IPEF、サプライチェーン協定締結

11月14日、サンフランシスコで開催されたインド太平洋経済枠組み(IPEF)第2回閣僚会議において、14の加盟国が「IPEFサプライチェーン協定」を強固なものとするために一堂に会した。現在のIPEF加盟国は、アメリカ、日本、韓国、オーストラリア、ニュージーランド、インド、シンガポール、インドネシア、タイ、マレーシア、フィリピン、ベトナム、ブルネイ、フィジーである。本枠組みは、貿易、サプライチェーン、クリーンエコノミー、租税と汚職防止の4つの主要セクターを包含している。

今回の会合は、IPEFの第7回交渉会合の位置づけを示すものであった。交渉の旅は、2022年12月にオーストラリアのブリスベンで開催された第1回会合に始まり、2023年初頭にはニューデリーとシンガポールで専門的な交渉会合が開催された。その後の交渉会合は、インドネシアのバリ、タイのバンコク、マレーシアのクアラルンプールで開催され、第2回閣僚会合直前の11月5日から12日にかけてサンフランシスコで開催された第7回会合に至った。

IPEFサプライチェーン協定の目的は、サプライチェーンに影響を与える貿易において、堅牢性、効率性、生産性、持続可能性、透明性、多様性、安全性、公平性、包括性を妨げる不必要な制限や障害を最小限に抑えることである。この協定では、結社の自由、強制労働、児童労働、非差別、労働安全衛生をカバーする国際労働機関(ILO)の中核的労働基準を含むと定義され、労働者の権利に大きな重点が置かれている。さらに、法定最低賃金や労働時間などの側面も盛り込まれ、ビジネスと人権に関する国連指導原則(UNGP)と密接に連携している。

協約は、サプライチェーンの強靭性を高める上で労働者の権利を尊重することを強調し、企業だけでなく著名な労働組合との継続的な協力を促している。

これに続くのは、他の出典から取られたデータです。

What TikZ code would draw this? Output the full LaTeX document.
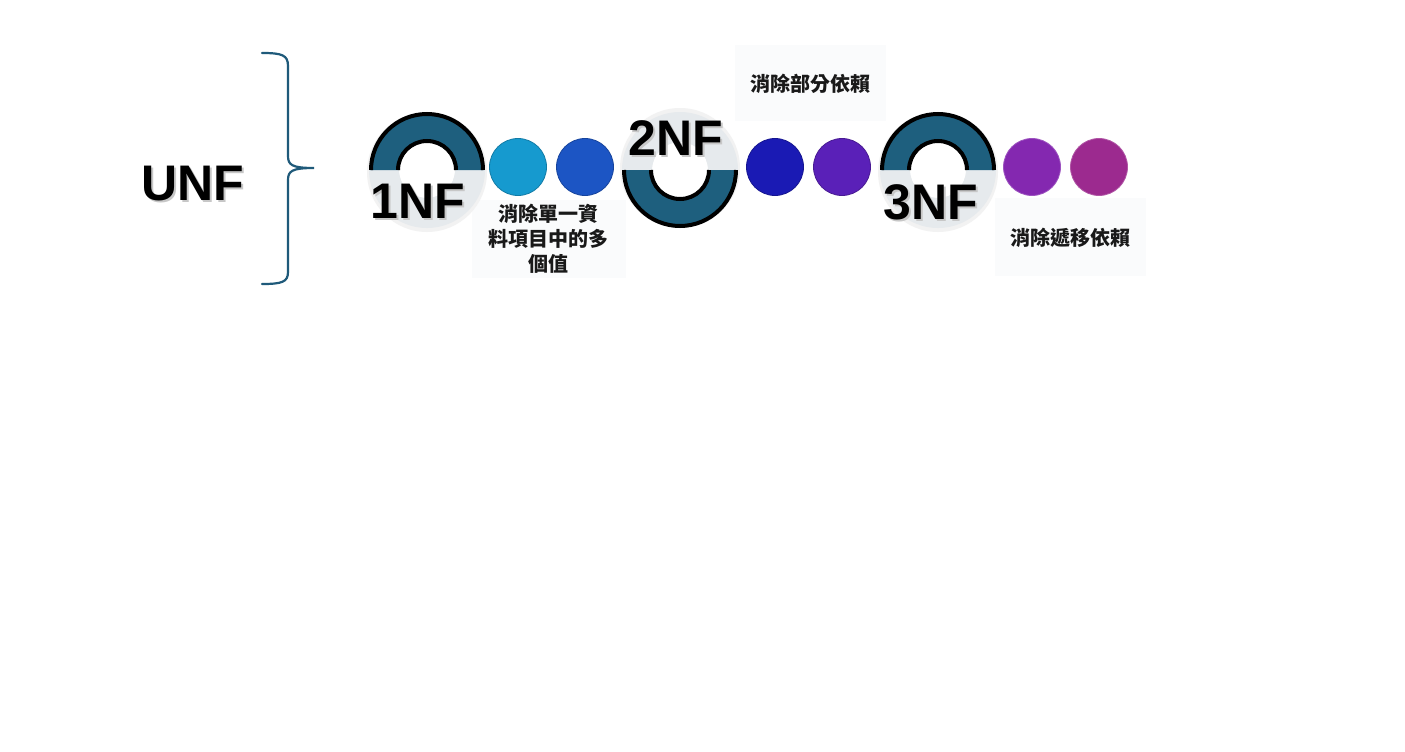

協定に基づき設置された委員会は、労働者の権利に関する懸念や勧告を審議する権限を持つ。

さらに協定は、労働者の権利について高い基準を設定する企業へのインセンティブを導入し、労働者の権利を促進するための技術支援や能力開発を提供するよう政府に奨励している。

本協定はまた、サプライチェーンにおけるセキュリティリスクにも取り組んでおり、IPEF加盟国に対し、政府、企業、労働組合、学界、NGOなどの利害関係者との協議を通じて、重要なセクターや品目を特定するよう求めている。サイバーセキュリティのリスク管理対策は、重要な重点分野として強調されている。

特定された具体的な内容は、IPEF理事会を通じて加盟国間で共有される。特筆すべきは、情報が秘密として分類される可能性があり、そのような情報を受け取った加盟国は守秘義務を守らなければならないことである。現地の法律が情報公開を義務付けていない場合でも、情報の秘密を保持する義務は残る。

IPEF加盟国は、サプライチェーンが寸断されたり、差し迫った中断が予想されるような状況での協力を促進することを約束し、直接またはバーチャルな手段で緊急会合を要請する可能性を認めている。

先の第7回交渉会合では、第1の柱である「貿易」に関する合意は見送られたものの、第3の柱である「クリーン経済」と第4の柱である「租税・腐敗防止」については進展が報告された。クリーン経済分野では、新興国のカーボンニュートラル・イニシアティブを支援するIPEF基金が設立され、米国、日本、オーストラリアがそれぞれ約1000万ドルを拠出した。

IPEFサプライチェーン協定は、加盟国間の経済協力を強化し、サプライチェーンの強靭性を強化するための重要な前進である。